True Christians today do not participate in politics.”

The Watchtower’s reasoning for this blunt view isn’t the sharpest, but it is worth considering: 

1. Human ability is limited. The Bible states that humans have neither the ability nor the right to govern themselves. “It does not belong to man who is walking,” wrote the prophet Jeremiah, “even to direct his step.” — Jeremiah 10:23 …

2. Wicked spirit forces currently have an influence. … Behind the scenes, wicked spirit forces are the real rulers of this world….

3. True Christians give allegiance only to God’s Kingdom. Jesus and his disciples knew that at a set time, God himself would establish a government in heaven to rule over the entire earth. The Bible calls this government God’s Kingdom and reveals that Jesus Christ has been appointed as its King.

On first blush this may sound something like the position of St. Augustine, who distinguished the City of God from the City of Man and urged Catholics to become citizens of the former rather than the lustful materialist denizens of the latter. But whereas Jehovah’s Witnesses are encouraged to completely “refrain from supporting…all man-made political systems,” Augustine had a more nuanced view in mind.

You may have just spit up your afternoon tea over my comparison of the City of God — a 5th century masterpiece of political theology — with the flimsy May 1, 2012 “Watchtower.” But this is a good opportunity to look a bit further into Augustine’s argument and appreciate how it differs from the Witnesses’ untenably radical rejection of politics. The City of Man, for Augustine, is not bounded by any particular political society, and the City of God exists both in heaven and on earth.
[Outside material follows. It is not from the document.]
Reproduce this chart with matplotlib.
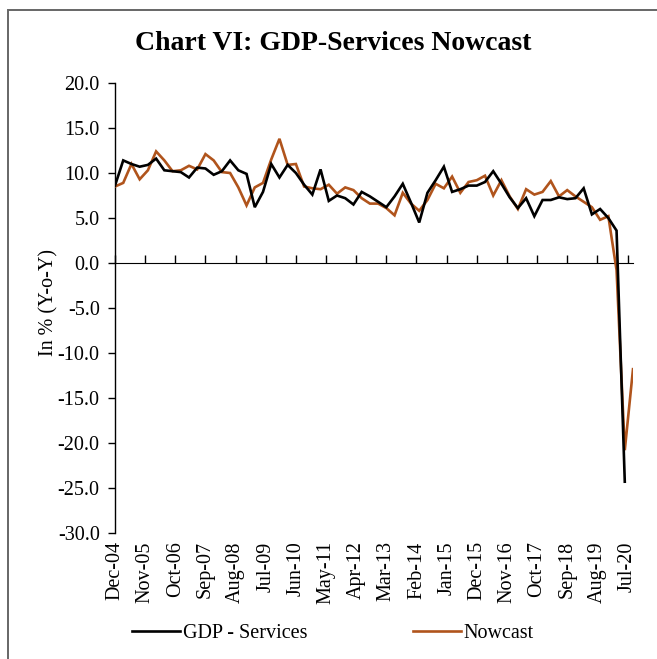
import numpy as np
import matplotlib
matplotlib.use("Agg")
import matplotlib.pyplot as plt
from matplotlib.patches import Rectangle
from matplotlib.lines import Line2D

# ---- data (quarterly, starting Dec-04) ----
gdp_services = [8.6, 11.4, 11.0, 10.7, 10.9, 11.6, 10.3, 10.2, 10.1, 9.5,
                10.6, 10.5, 9.8, 10.2, 11.4, 10.3, 9.9, 6.2, 7.9, 11.0,
                9.5, 10.9, 10.0, 8.7, 7.6, 10.4, 6.9, 7.5, 7.2, 6.5,
                7.9, 7.4, 6.8, 6.2, 7.4, 8.8, 6.7, 4.5, 7.8, 9.2,
                10.7, 7.9, 8.2, 8.6, 8.6, 9.0, 10.2, 8.8, 7.3, 6.1,
                7.2, 5.2, 7.0, 7.0, 7.3, 7.1, 7.2, 8.3, 5.4, 6.0,
                5.0, 3.6, -24.3]
nowcast = [8.5, 8.9, 11.0, 9.3, 10.3, 12.4, 11.4, 10.2, 10.3, 10.8,
           10.4, 12.1, 11.4, 10.1, 10.0, 8.4, 6.4, 8.4, 8.9, 11.5,
           13.8, 10.9, 11.0, 8.5, 8.3, 8.2, 8.7, 7.7, 8.4, 8.1,
           7.2, 6.6, 6.6, 6.1, 5.3, 7.8, 6.6, 5.8, 7.0, 8.8,
           8.3, 9.6, 7.8, 9.0, 9.2, 9.7, 7.5, 9.2, 7.4, 6.0,
           8.2, 7.6, 7.9, 9.1, 7.4, 8.1, 7.4, 6.8, 6.2, 4.8,
           5.2, -0.8, -20.8, -11.8]
tick_labels = ["Dec-04", "Nov-05", "Oct-06", "Sep-07", "Aug-08", "Jul-09",
               "Jun-10", "May-11", "Apr-12", "Mar-13", "Feb-14", "Jan-15",
               "Dec-15", "Nov-16", "Oct-17", "Sep-18", "Aug-19", "Jul-20"]
y_ticks = [20, 15, 10, 5, 0, -5, -10, -15, -20, -25, -30]

# months since Dec-04
x_gdp = np.arange(len(gdp_services)) * 3
x_now = np.arange(len(nowcast)) * 3
x_ticks = np.arange(len(tick_labels)) * 11

FONT = "Liberation Serif"
FS = 14.5
plt.rcParams["font.family"] = [FONT, "DejaVu Serif"]

fig = plt.figure(figsize=(6.57, 6.59), dpi=100)
ax = fig.add_axes([115 / 657, 1 - 533 / 659, 518 / 657, 450 / 659])

ax.plot(x_now, nowcast, color="#B0541C", lw=1.9, solid_joinstyle="miter", zorder=3)
ax.plot(x_gdp, gdp_services, color="black", lw=1.9, solid_joinstyle="miter", zorder=4)

ax.set_xlim(0, 189)
ax.set_ylim(-30, 20)

for s in ["top", "right", "bottom"]:
    ax.spines[s].set_visible(False)
ax.spines["left"].set_linewidth(1.0)

ax.set_yticks(y_ticks)
ax.set_yticklabels([f"{v:.1f}" for v in y_ticks], fontsize=FS)
ax.tick_params(axis="y", direction="out", length=5, width=1.0, pad=6)

ax.set_xticks(x_ticks)
ax.set_xticklabels(tick_labels, rotation=90, fontsize=FS)
ax.tick_params(axis="x", length=0, pad=6)

# zero axis line with tick marks
sec = ax.secondary_xaxis(0.6)
sec.set_xticks(x_ticks)
sec.set_xticklabels([])
sec.tick_params(axis="x", direction="out", length=6, width=1.0)
sec.spines["bottom"].set_linewidth(1.0)

ax.set_ylabel("In % (Y-o-Y)", fontsize=FS)
ax.yaxis.set_label_coords(-0.11, 0.513)

fig.text(0.507, 1 - 43 / 659, "Chart VI: GDP-Services Nowcast", ha="center", va="center",
         fontsize=20, fontweight="bold")

handles = [Line2D([], [], color="black", lw=1.9), Line2D([], [], color="#B0541C", lw=1.9)]
fig.legend(handles, ["GDP - Services", "Nowcast"], loc="center", ncol=2,
           bbox_to_anchor=(333 / 657, 1 - 633 / 659), frameon=False, fontsize=FS,
           handlelength=2.4, handletextpad=0.15, columnspacing=5.2)

fig.patches.append(Rectangle((8 / 657, -0.2), 1.5, 1 - 10 / 659 + 0.2, transform=fig.transFigure,
                             fill=False, edgecolor="#666666", lw=1.4, clip_on=False))

fig.savefig("out.png", dpi=100)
Specific states, as he clarifies in Book 19, Chapter 17, can be effective mediates between the earthly and the heavenly:

This heavenly city, then, while it sojourns on earth, calls citizens out of all nations, and gathers together a society of pilgrims of all languages, not scrupling about diversities in the manners, laws, and institutions whereby earthly peace is secured and maintained, but recognizing that, however various these are, they all tend to one and the same end of earthly peace. …Even the heavenly city, therefore, while in its state of pilgrimage, avails itself of the peace of earth, and, so far as it can without injuring faith and godliness, desires and maintains a common agreement among men regarding the acquisition of the necessaries of life, and makes this earthly peace bear upon the peace of heaven; for this alone can be truly called and esteemed the peace of the reasonable creatures, consisting as it does in the perfectly ordered and harmonious enjoyment of God and of one another in God.

Come November, neither the medieval Catholic nor the modern Jehovah’s Witness view of church and state will be on voters’ minds. The Mormon view may well be. Mitt Romney spoke about his Mormon faith and its relationship to politics back in 2007, but we have heard almost nothing about the topic during this election cycle, and in that speech he largely evaded the issue. I’m very curious to see when and how the topic reappears in the political spotlight.